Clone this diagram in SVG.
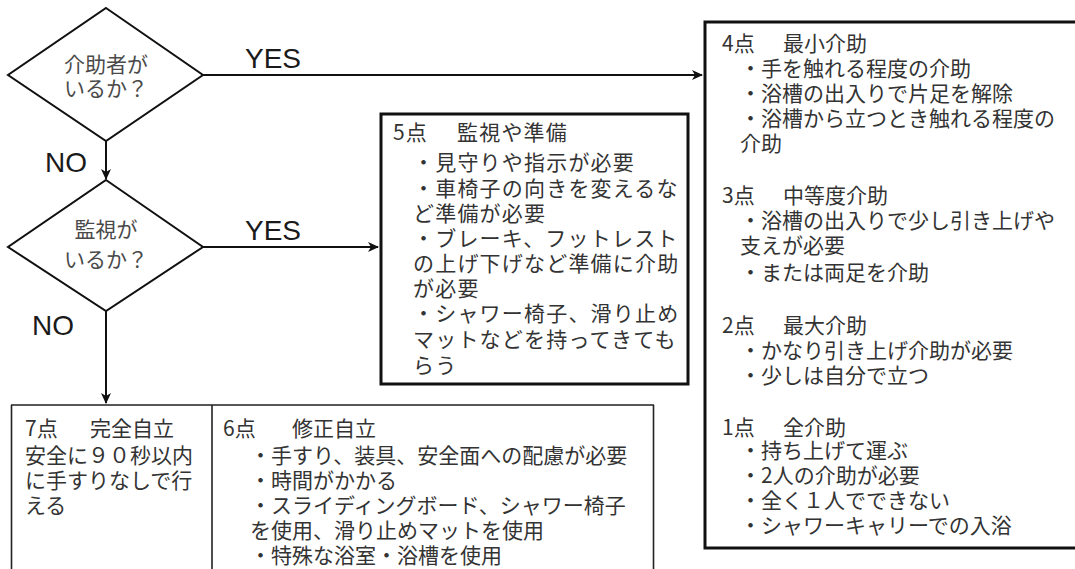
<svg xmlns="http://www.w3.org/2000/svg" width="1075" height="569" viewBox="0 0 1075 569">
<style>
.bg{fill:#fff}
.dia{fill:#fff;stroke:#111;stroke-width:2}
.box{fill:#fff;stroke:#111;stroke-width:3}
.thin{fill:none;stroke:#222;stroke-width:1.6}
.conn{fill:none;stroke:#111;stroke-width:2}
.yn{font-family:"Liberation Sans",Arial,sans-serif;font-size:28px;fill:#1a1a1a}
.dt{font-family:"Noto Sans CJK JP","Noto Sans",sans-serif;font-size:21px;letter-spacing:0px;fill:#4a4a4a;text-anchor:middle}
.t{font-family:"Noto Sans CJK JP","Noto Sans",sans-serif;font-size:21px;letter-spacing:0px;fill:#333}
.t5{font-family:"Noto Sans CJK JP","Noto Sans",sans-serif;font-size:21px;letter-spacing:1.2px;fill:#333}
</style>
<defs>
<marker id="arr" markerWidth="12" markerHeight="10" refX="10" refY="5" orient="auto" markerUnits="userSpaceOnUse">
<path d="M0,0 L11,5 L0,10 L3,5 z" fill="#111"/>
</marker>
</defs>
<rect class="bg" x="0" y="0" width="1075" height="569"/>

<g id="connectors">
<path class="conn" d="M203,75 H702" marker-end="url(#arr)"/>
<path class="conn" d="M106,141 V179" marker-end="url(#arr)"/>
<path class="conn" d="M203,247 H378" marker-end="url(#arr)"/>
<path class="conn" d="M106,311 V403" marker-end="url(#arr)"/>
<text class="yn" x="245" y="68">YES</text>
<text class="yn" x="45" y="172">NO</text>
<text class="yn" x="245" y="240">YES</text>
<text class="yn" x="32" y="335">NO</text>
</g>

<g id="q1">
<polygon class="dia" points="106,8 203,75 106,141 8,75"/>
<text class="dt" x="106" y="72">介助者が</text>
<text class="dt" x="106" y="96">いるか？</text>
</g>

<g id="q2">
<polygon class="dia" points="106,180 203,247 106,311 8,247"/>
<text class="dt" x="106" y="236.5">監視が</text>
<text class="dt" x="106" y="266.5">いるか？</text>
</g>

<g id="score5">
<rect class="box" x="381" y="114" width="307" height="270"/>
<text class="t5" y="140"><tspan x="393">5点</tspan><tspan x="457">監視や準備</tspan></text>
<text class="t5" x="413" y="170">・見守りや指示が必要</text>
<text class="t5" x="413" y="195.5">・車椅子の向きを変えるな</text>
<text class="t5" x="413" y="221">ど準備が必要</text>
<text class="t5" x="413" y="246">・ブレーキ、フットレスト</text>
<text class="t5" x="413" y="271">の上げ下げなど準備に介助</text>
<text class="t5" x="413" y="296">が必要</text>
<text class="t5" x="413" y="321">・シャワー椅子、滑り止め</text>
<text class="t5" x="413" y="347">マットなどを持ってきても</text>
<text class="t5" x="413" y="373">らう</text>
</g>

<g id="score4to1">
<rect class="box" x="705" y="22" width="380" height="526"/>
<text class="t" y="51"><tspan x="722">4点</tspan><tspan x="783">最小介助</tspan></text>
<text class="t" x="740" y="76">・手を触れる程度の介助</text>
<text class="t" x="740" y="101">・浴槽の出入りで片足を解除</text>
<text class="t" x="740" y="126">・浴槽から立つとき触れる程度の</text>
<text class="t" x="740" y="151">介助</text>
<text class="t" y="203"><tspan x="722">3点</tspan><tspan x="783">中等度介助</tspan></text>
<text class="t" x="740" y="228">・浴槽の出入りで少し引き上げや</text>
<text class="t" x="740" y="253">支えが必要</text>
<text class="t" x="740" y="280">・または両足を介助</text>
<text class="t" y="333"><tspan x="722">2点</tspan><tspan x="783">最大介助</tspan></text>
<text class="t" x="740" y="358">・かなり引き上げ介助が必要</text>
<text class="t" x="740" y="383">・少しは自分で立つ</text>
<text class="t" y="435"><tspan x="722">1点</tspan><tspan x="783">全介助</tspan></text>
<text class="t" x="740" y="458">・持ち上げて運ぶ</text>
<text class="t" x="740" y="483">・2人の介助が必要</text>
<text class="t" x="740" y="508">・全く１人でできない</text>
<text class="t" x="740" y="533">・シャワーキャリーでの入浴</text>
</g>

<g id="score7">
<path class="thin" d="M11,405 H212 M11.5,405 V569 M212,405 V569"/>
<text class="t" y="436"><tspan x="25">7点</tspan><tspan x="90">完全自立</tspan></text>
<text class="t" x="25" y="463">安全に９０秒以内</text>
<text class="t" x="25" y="488">に手すりなしで行</text>
<text class="t" x="25" y="513">える</text>
</g>

<g id="score6">
<path class="thin" d="M212,405 H654 M653.5,405 V569"/>
<text class="t" y="436"><tspan x="223">6点</tspan><tspan x="292">修正自立</tspan></text>
<text class="t" x="250" y="463">・手すり、装具、安全面への配慮が必要</text>
<text class="t" x="250" y="488">・時間がかかる</text>
<text class="t" x="250" y="513">・スライディングボード、シャワー椅子</text>
<text class="t" x="250" y="538">を使用、滑り止めマットを使用</text>
<text class="t" x="250" y="563">・特殊な浴室・浴槽を使用</text>
</g>
</svg>
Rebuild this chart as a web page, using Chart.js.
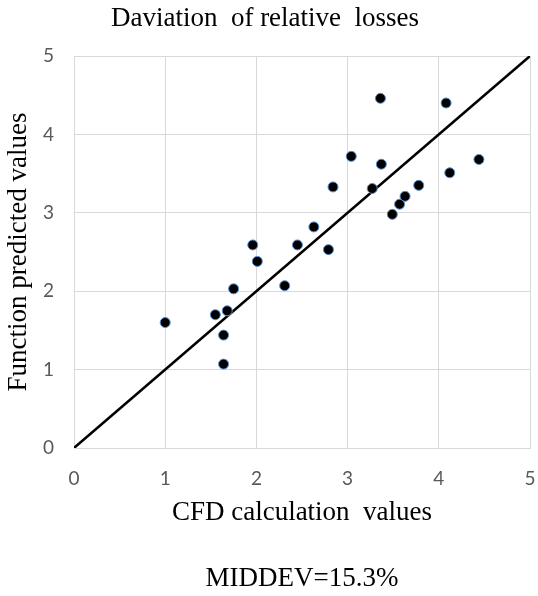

========================

## Exercise directions
Quote the data above in full and without alteration; skip the pictures.

## Correct response
Clone this diagram in SVG.
<svg xmlns="http://www.w3.org/2000/svg" width="1075" height="569" viewBox="0 0 1075 569">
<style>
.bg{fill:#fff}
.dia{fill:#fff;stroke:#111;stroke-width:2}
.box{fill:#fff;stroke:#111;stroke-width:3}
.thin{fill:none;stroke:#222;stroke-width:1.6}
.conn{fill:none;stroke:#111;stroke-width:2}
.yn{font-family:"Liberation Sans",Arial,sans-serif;font-size:28px;fill:#1a1a1a}
.dt{font-family:"Noto Sans CJK JP","Noto Sans",sans-serif;font-size:21px;letter-spacing:0px;fill:#4a4a4a;text-anchor:middle}
.t{font-family:"Noto Sans CJK JP","Noto Sans",sans-serif;font-size:21px;letter-spacing:0px;fill:#333}
.t5{font-family:"Noto Sans CJK JP","Noto Sans",sans-serif;font-size:21px;letter-spacing:1.2px;fill:#333}
</style>
<defs>
<marker id="arr" markerWidth="12" markerHeight="10" refX="10" refY="5" orient="auto" markerUnits="userSpaceOnUse">
<path d="M0,0 L11,5 L0,10 L3,5 z" fill="#111"/>
</marker>
</defs>
<rect class="bg" x="0" y="0" width="1075" height="569"/>

<g id="connectors">
<path class="conn" d="M203,75 H702" marker-end="url(#arr)"/>
<path class="conn" d="M106,141 V179" marker-end="url(#arr)"/>
<path class="conn" d="M203,247 H378" marker-end="url(#arr)"/>
<path class="conn" d="M106,311 V403" marker-end="url(#arr)"/>
<text class="yn" x="245" y="68">YES</text>
<text class="yn" x="45" y="172">NO</text>
<text class="yn" x="245" y="240">YES</text>
<text class="yn" x="32" y="335">NO</text>
</g>

<g id="q1">
<polygon class="dia" points="106,8 203,75 106,141 8,75"/>
<text class="dt" x="106" y="72">介助者が</text>
<text class="dt" x="106" y="96">いるか？</text>
</g>

<g id="q2">
<polygon class="dia" points="106,180 203,247 106,311 8,247"/>
<text class="dt" x="106" y="236.5">監視が</text>
<text class="dt" x="106" y="266.5">いるか？</text>
</g>

<g id="score5">
<rect class="box" x="381" y="114" width="307" height="270"/>
<text class="t5" y="140"><tspan x="393">5点</tspan><tspan x="457">監視や準備</tspan></text>
<text class="t5" x="413" y="170">・見守りや指示が必要</text>
<text class="t5" x="413" y="195.5">・車椅子の向きを変えるな</text>
<text class="t5" x="413" y="221">ど準備が必要</text>
<text class="t5" x="413" y="246">・ブレーキ、フットレスト</text>
<text class="t5" x="413" y="271">の上げ下げなど準備に介助</text>
<text class="t5" x="413" y="296">が必要</text>
<text class="t5" x="413" y="321">・シャワー椅子、滑り止め</text>
<text class="t5" x="413" y="347">マットなどを持ってきても</text>
<text class="t5" x="413" y="373">らう</text>
</g>

<g id="score4to1">
<rect class="box" x="705" y="22" width="380" height="526"/>
<text class="t" y="51"><tspan x="722">4点</tspan><tspan x="783">最小介助</tspan></text>
<text class="t" x="740" y="76">・手を触れる程度の介助</text>
<text class="t" x="740" y="101">・浴槽の出入りで片足を解除</text>
<text class="t" x="740" y="126">・浴槽から立つとき触れる程度の</text>
<text class="t" x="740" y="151">介助</text>
<text class="t" y="203"><tspan x="722">3点</tspan><tspan x="783">中等度介助</tspan></text>
<text class="t" x="740" y="228">・浴槽の出入りで少し引き上げや</text>
<text class="t" x="740" y="253">支えが必要</text>
<text class="t" x="740" y="280">・または両足を介助</text>
<text class="t" y="333"><tspan x="722">2点</tspan><tspan x="783">最大介助</tspan></text>
<text class="t" x="740" y="358">・かなり引き上げ介助が必要</text>
<text class="t" x="740" y="383">・少しは自分で立つ</text>
<text class="t" y="435"><tspan x="722">1点</tspan><tspan x="783">全介助</tspan></text>
<text class="t" x="740" y="458">・持ち上げて運ぶ</text>
<text class="t" x="740" y="483">・2人の介助が必要</text>
<text class="t" x="740" y="508">・全く１人でできない</text>
<text class="t" x="740" y="533">・シャワーキャリーでの入浴</text>
</g>

<g id="score7">
<path class="thin" d="M11,405 H212 M11.5,405 V569 M212,405 V569"/>
<text class="t" y="436"><tspan x="25">7点</tspan><tspan x="90">完全自立</tspan></text>
<text class="t" x="25" y="463">安全に９０秒以内</text>
<text class="t" x="25" y="488">に手すりなしで行</text>
<text class="t" x="25" y="513">える</text>
</g>

<g id="score6">
<path class="thin" d="M212,405 H654 M653.5,405 V569"/>
<text class="t" y="436"><tspan x="223">6点</tspan><tspan x="292">修正自立</tspan></text>
<text class="t" x="250" y="463">・手すり、装具、安全面への配慮が必要</text>
<text class="t" x="250" y="488">・時間がかかる</text>
<text class="t" x="250" y="513">・スライディングボード、シャワー椅子</text>
<text class="t" x="250" y="538">を使用、滑り止めマットを使用</text>
<text class="t" x="250" y="563">・特殊な浴室・浴槽を使用</text>
</g>
</svg>
Rebuild this chart as a web page, using Chart.js.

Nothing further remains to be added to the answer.